**WHAT YOU SHOULD DO:**
Retype all material exactly. Pictures stay out of the copy.

**AVAILABLE DATA:**
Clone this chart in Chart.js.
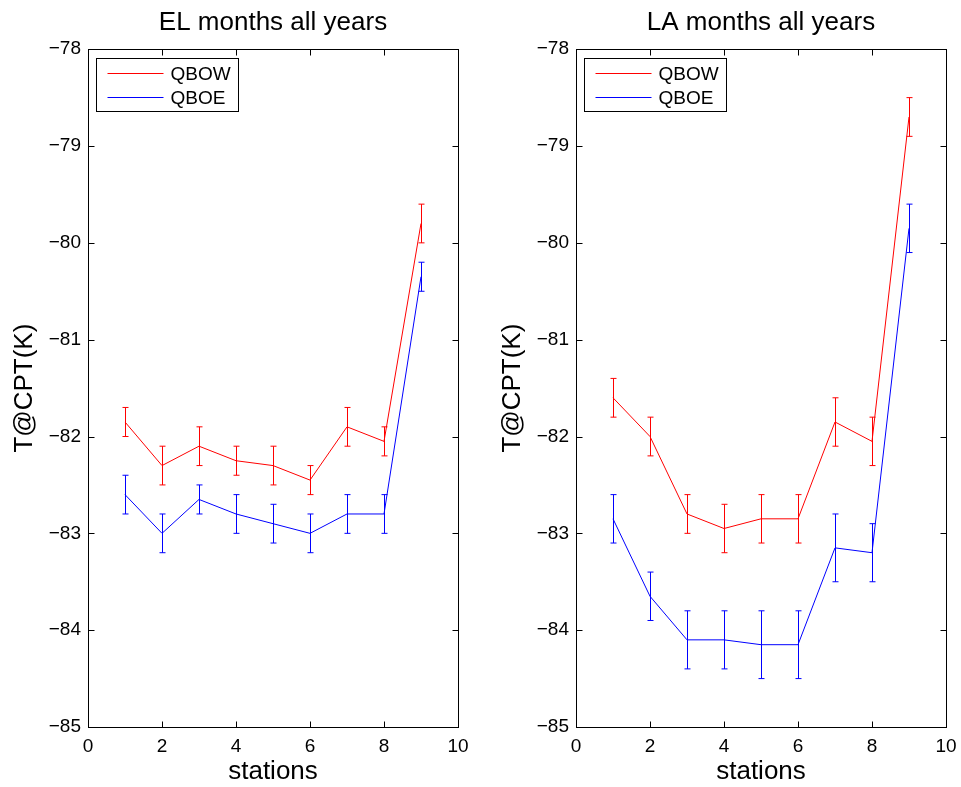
<!DOCTYPE html>
<html>
<head>
<meta charset="utf-8">
<script src="https://cdn.jsdelivr.net/npm/chart.js@4/dist/chart.umd.min.js"></script>
<style>
  body { margin: 0; background: #fff; overflow: hidden; width: 961px; height: 787px; position: relative; }
  .box { position: absolute; top: 0; width: 474px; height: 787px; }
</style>
</head>
<body>
<div class="box" style="left:0px"><canvas id="chartEL"></canvas></div>
<div class="box" style="left:488px"><canvas id="chartLA"></canvas></div>
<script>
// station numbers
var stations = [1, 2, 3, 4, 5, 6, 7, 8, 9];

// EL months, all years
var elQbow = [-81.85, -82.3, -82.1, -82.25, -82.3, -82.45, -81.9, -82.05, -79.8];
var elQbowErr = [0.15, 0.2, 0.2, 0.15, 0.2, 0.15, 0.2, 0.15, 0.2];
var elQboe = [-82.6, -83.0, -82.65, -82.8, -82.9, -83.0, -82.8, -82.8, -80.35];
var elQboeErr = [0.2, 0.2, 0.15, 0.2, 0.2, 0.2, 0.2, 0.2, 0.15];

// LA months, all years
var laQbow = [-81.6, -82.0, -82.8, -82.95, -82.85, -82.85, -81.85, -82.05, -78.7];
var laQbowErr = [0.2, 0.2, 0.2, 0.25, 0.25, 0.25, 0.25, 0.25, 0.2];
var laQboe = [-82.85, -83.65, -84.1, -84.1, -84.15, -84.15, -83.15, -83.2, -79.85];
var laQboeErr = [0.25, 0.25, 0.3, 0.3, 0.35, 0.35, 0.35, 0.3, 0.25];

var xTicks = [0, 2, 4, 6, 8, 10];
var yTicks = [-85, -84, -83, -82, -81, -80, -79, -78];

var FONT = "'Liberation Sans', Arial, Helvetica, sans-serif";

function minus(v) {
  return v < 0 ? "\u2212" + Math.abs(v) : "" + v;
}

// error bars drawn through the scales
var errorBars = {
  id: "errorBars",
  afterDatasetsDraw: function (chart) {
    var ctx = chart.ctx,
      xs = chart.scales.x,
      ys = chart.scales.y;
    ctx.save();
    ctx.lineWidth = 1;
    chart.data.datasets.forEach(function (ds) {
      ctx.strokeStyle = ds.borderColor;
      ds.data.forEach(function (p, i) {
        var e = ds.errors[i];
        var x = Math.round(xs.getPixelForValue(p.x)) + 0.5;
        var yt = ys.getPixelForValue(p.y + e),
          yb = ys.getPixelForValue(p.y - e);
        ctx.beginPath();
        ctx.moveTo(x, yt);
        ctx.lineTo(x, yb);
        ctx.moveTo(x - 3, yt);
        ctx.lineTo(x + 3, yt);
        ctx.moveTo(x - 3, yb);
        ctx.lineTo(x + 3, yb);
        ctx.stroke();
      });
    });
    ctx.restore();
  },
};

// matlab style box with inward ticks + legend box
var boxAndLegend = {
  id: "boxAndLegend",
  afterDraw: function (chart) {
    var ctx = chart.ctx,
      a = chart.chartArea,
      xs = chart.scales.x,
      ys = chart.scales.y;
    ctx.save();
    ctx.strokeStyle = "#000";
    ctx.lineWidth = 1;
    var l = Math.round(a.left) + 0.5,
      r = Math.round(a.right) + 0.5,
      t = Math.round(a.top) + 0.5,
      b = Math.round(a.bottom) + 0.5;
    ctx.strokeRect(l, t, r - l, b - t);
    ctx.beginPath();
    xTicks.forEach(function (v) {
      var x = Math.round(xs.getPixelForValue(v)) + 0.5;
      ctx.moveTo(x, b);
      ctx.lineTo(x, b - 6);
      ctx.moveTo(x, t);
      ctx.lineTo(x, t + 6);
    });
    yTicks.forEach(function (v) {
      var y = Math.round(ys.getPixelForValue(v)) + 0.5;
      ctx.moveTo(l, y);
      ctx.lineTo(l + 6, y);
      ctx.moveTo(r, y);
      ctx.lineTo(r - 6, y);
    });
    ctx.stroke();

    // legend
    var lx = l + 8, ly = t + 9, lw = 142, lh = 53;
    ctx.fillStyle = "#fff";
    ctx.fillRect(lx, ly, lw, lh);
    ctx.strokeRect(lx, ly, lw, lh);
    ctx.font = "19px " + FONT;
    ctx.textBaseline = "middle";
    chart.data.datasets.forEach(function (ds, i) {
      var y = Math.round(ly + 14 + i * 24.5) + 0.5;
      ctx.strokeStyle = ds.borderColor;
      ctx.beginPath();
      ctx.moveTo(lx + 11, y);
      ctx.lineTo(lx + 67, y);
      ctx.stroke();
      ctx.fillStyle = "#000";
      ctx.fillText(ds.label, lx + 74, y + 1);
    });
    ctx.restore();
  },
};

function makeData(vals) {
  return stations.map(function (s, i) {
    return { x: s, y: vals[i] };
  });
}

function makeChart(id, title, qbow, qbowErr, qboe, qboeErr) {
  return new Chart(document.getElementById(id), {
    type: "line",
    data: {
      datasets: [
        { label: "QBOW", data: makeData(qbow), errors: qbowErr, borderColor: "#ff0000", borderWidth: 1, pointRadius: 0, tension: 0 },
        { label: "QBOE", data: makeData(qboe), errors: qboeErr, borderColor: "#0000ff", borderWidth: 1, pointRadius: 0, tension: 0 },
      ],
    },
    options: {
      responsive: true,
      maintainAspectRatio: false,
      animation: false,
      layout: { padding: { left: 0, right: 16, top: 0, bottom: 0 } },
      plugins: {
        legend: { display: false },
        tooltip: { enabled: false },
        title: {
          display: true,
          fullSize: false,
          text: title,
          color: "#000",
          font: { family: FONT, size: 26, weight: "normal" },
          padding: { top: 7, bottom: 11 },
        },
      },
      scales: {
        x: {
          type: "linear",
          min: 0,
          max: 10,
          afterBuildTicks: function (s) {
            s.ticks = xTicks.map(function (v) { return { value: v }; });
          },
          afterFit: function (s) {
            s.height = 60;
            s.paddingLeft = 0;
            s.paddingRight = 0;
          },
          grid: { display: false, drawTicks: false },
          border: { display: false },
          ticks: { color: "#000", font: { family: FONT, size: 19 }, padding: 8, maxRotation: 0, callback: minus },
          title: { display: true, text: "stations", color: "#000", font: { family: FONT, size: 26 }, padding: { top: 0, bottom: 0 } },
        },
        y: {
          min: -85,
          max: -78,
          afterBuildTicks: function (s) {
            s.ticks = yTicks.map(function (v) { return { value: v }; });
          },
          afterFit: function (s) {
            s.width = 88;
            s.paddingTop = 0;
            s.paddingBottom = 0;
          },
          grid: { display: false, drawTicks: false },
          border: { display: false },
          ticks: { color: "#000", font: { family: FONT, size: 19 }, padding: 7, callback: minus },
          title: { display: true, text: "T@CPT(K)", color: "#000", font: { family: FONT, size: 26 }, padding: { top: 9, bottom: 0 } },
        },
      },
    },
    plugins: [errorBars, boxAndLegend],
  });
}

makeChart("chartEL", "EL months all years", elQbow, elQbowErr, elQboe, elQboeErr);
makeChart("chartLA", "LA months all years", laQbow, laQbowErr, laQboe, laQboeErr);
</script>
</body>
</html>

**ANSWER TO THIS EXERCISE:**
Clone this chart in Chart.js.
<!DOCTYPE html>
<html>
<head>
<meta charset="utf-8">
<script src="https://cdn.jsdelivr.net/npm/chart.js@4/dist/chart.umd.min.js"></script>
<style>
  body { margin: 0; background: #fff; overflow: hidden; width: 961px; height: 787px; position: relative; }
  .box { position: absolute; top: 0; width: 474px; height: 787px; }
</style>
</head>
<body>
<div class="box" style="left:0px"><canvas id="chartEL"></canvas></div>
<div class="box" style="left:488px"><canvas id="chartLA"></canvas></div>
<script>
// station numbers
var stations = [1, 2, 3, 4, 5, 6, 7, 8, 9];

// EL months, all years
var elQbow = [-81.85, -82.3, -82.1, -82.25, -82.3, -82.45, -81.9, -82.05, -79.8];
var elQbowErr = [0.15, 0.2, 0.2, 0.15, 0.2, 0.15, 0.2, 0.15, 0.2];
var elQboe = [-82.6, -83.0, -82.65, -82.8, -82.9, -83.0, -82.8, -82.8, -80.35];
var elQboeErr = [0.2, 0.2, 0.15, 0.2, 0.2, 0.2, 0.2, 0.2, 0.15];

// LA months, all years
var laQbow = [-81.6, -82.0, -82.8, -82.95, -82.85, -82.85, -81.85, -82.05, -78.7];
var laQbowErr = [0.2, 0.2, 0.2, 0.25, 0.25, 0.25, 0.25, 0.25, 0.2];
var laQboe = [-82.85, -83.65, -84.1, -84.1, -84.15, -84.15, -83.15, -83.2, -79.85];
var laQboeErr = [0.25, 0.25, 0.3, 0.3, 0.35, 0.35, 0.35, 0.3, 0.25];

var xTicks = [0, 2, 4, 6, 8, 10];
var yTicks = [-85, -84, -83, -82, -81, -80, -79, -78];

var FONT = "'Liberation Sans', Arial, Helvetica, sans-serif";

function minus(v) {
  return v < 0 ? "\u2212" + Math.abs(v) : "" + v;
}

// error bars drawn through the scales
var errorBars = {
  id: "errorBars",
  afterDatasetsDraw: function (chart) {
    var ctx = chart.ctx,
      xs = chart.scales.x,
      ys = chart.scales.y;
    ctx.save();
    ctx.lineWidth = 1;
    chart.data.datasets.forEach(function (ds) {
      ctx.strokeStyle = ds.borderColor;
      ds.data.forEach(function (p, i) {
        var e = ds.errors[i];
        var x = Math.round(xs.getPixelForValue(p.x)) + 0.5;
        var yt = ys.getPixelForValue(p.y + e),
          yb = ys.getPixelForValue(p.y - e);
        ctx.beginPath();
        ctx.moveTo(x, yt);
        ctx.lineTo(x, yb);
        ctx.moveTo(x - 3, yt);
        ctx.lineTo(x + 3, yt);
        ctx.moveTo(x - 3, yb);
        ctx.lineTo(x + 3, yb);
        ctx.stroke();
      });
    });
    ctx.restore();
  },
};

// matlab style box with inward ticks + legend box
var boxAndLegend = {
  id: "boxAndLegend",
  afterDraw: function (chart) {
    var ctx = chart.ctx,
      a = chart.chartArea,
      xs = chart.scales.x,
      ys = chart.scales.y;
    ctx.save();
    ctx.strokeStyle = "#000";
    ctx.lineWidth = 1;
    var l = Math.round(a.left) + 0.5,
      r = Math.round(a.right) + 0.5,
      t = Math.round(a.top) + 0.5,
      b = Math.round(a.bottom) + 0.5;
    ctx.strokeRect(l, t, r - l, b - t);
    ctx.beginPath();
    xTicks.forEach(function (v) {
      var x = Math.round(xs.getPixelForValue(v)) + 0.5;
      ctx.moveTo(x, b);
      ctx.lineTo(x, b - 6);
      ctx.moveTo(x, t);
      ctx.lineTo(x, t + 6);
    });
    yTicks.forEach(function (v) {
      var y = Math.round(ys.getPixelForValue(v)) + 0.5;
      ctx.moveTo(l, y);
      ctx.lineTo(l + 6, y);
      ctx.moveTo(r, y);
      ctx.lineTo(r - 6, y);
    });
    ctx.stroke();

    // legend
    var lx = l + 8, ly = t + 9, lw = 142, lh = 53;
    ctx.fillStyle = "#fff";
    ctx.fillRect(lx, ly, lw, lh);
    ctx.strokeRect(lx, ly, lw, lh);
    ctx.font = "19px " + FONT;
    ctx.textBaseline = "middle";
    chart.data.datasets.forEach(function (ds, i) {
      var y = Math.round(ly + 14 + i * 24.5) + 0.5;
      ctx.strokeStyle = ds.borderColor;
      ctx.beginPath();
      ctx.moveTo(lx + 11, y);
      ctx.lineTo(lx + 67, y);
      ctx.stroke();
      ctx.fillStyle = "#000";
      ctx.fillText(ds.label, lx + 74, y + 1);
    });
    ctx.restore();
  },
};

function makeData(vals) {
  return stations.map(function (s, i) {
    return { x: s, y: vals[i] };
  });
}

function makeChart(id, title, qbow, qbowErr, qboe, qboeErr) {
  return new Chart(document.getElementById(id), {
    type: "line",
    data: {
      datasets: [
        { label: "QBOW", data: makeData(qbow), errors: qbowErr, borderColor: "#ff0000", borderWidth: 1, pointRadius: 0, tension: 0 },
        { label: "QBOE", data: makeData(qboe), errors: qboeErr, borderColor: "#0000ff", borderWidth: 1, pointRadius: 0, tension: 0 },
      ],
    },
    options: {
      responsive: true,
      maintainAspectRatio: false,
      animation: false,
      layout: { padding: { left: 0, right: 16, top: 0, bottom: 0 } },
      plugins: {
        legend: { display: false },
        tooltip: { enabled: false },
        title: {
          display: true,
          fullSize: false,
          text: title,
          color: "#000",
          font: { family: FONT, size: 26, weight: "normal" },
          padding: { top: 7, bottom: 11 },
        },
      },
      scales: {
        x: {
          type: "linear",
          min: 0,
          max: 10,
          afterBuildTicks: function (s) {
            s.ticks = xTicks.map(function (v) { return { value: v }; });
          },
          afterFit: function (s) {
            s.height = 60;
            s.paddingLeft = 0;
            s.paddingRight = 0;
          },
          grid: { display: false, drawTicks: false },
          border: { display: false },
          ticks: { color: "#000", font: { family: FONT, size: 19 }, padding: 8, maxRotation: 0, callback: minus },
          title: { display: true, text: "stations", color: "#000", font: { family: FONT, size: 26 }, padding: { top: 0, bottom: 0 } },
        },
        y: {
          min: -85,
          max: -78,
          afterBuildTicks: function (s) {
            s.ticks = yTicks.map(function (v) { return { value: v }; });
          },
          afterFit: function (s) {
            s.width = 88;
            s.paddingTop = 0;
            s.paddingBottom = 0;
          },
          grid: { display: false, drawTicks: false },
          border: { display: false },
          ticks: { color: "#000", font: { family: FONT, size: 19 }, padding: 7, callback: minus },
          title: { display: true, text: "T@CPT(K)", color: "#000", font: { family: FONT, size: 26 }, padding: { top: 9, bottom: 0 } },
        },
      },
    },
    plugins: [errorBars, boxAndLegend],
  });
}

makeChart("chartEL", "EL months all years", elQbow, elQbowErr, elQboe, elQboeErr);
makeChart("chartLA", "LA months all years", laQbow, laQbowErr, laQboe, laQboeErr);
</script>
</body>
</html>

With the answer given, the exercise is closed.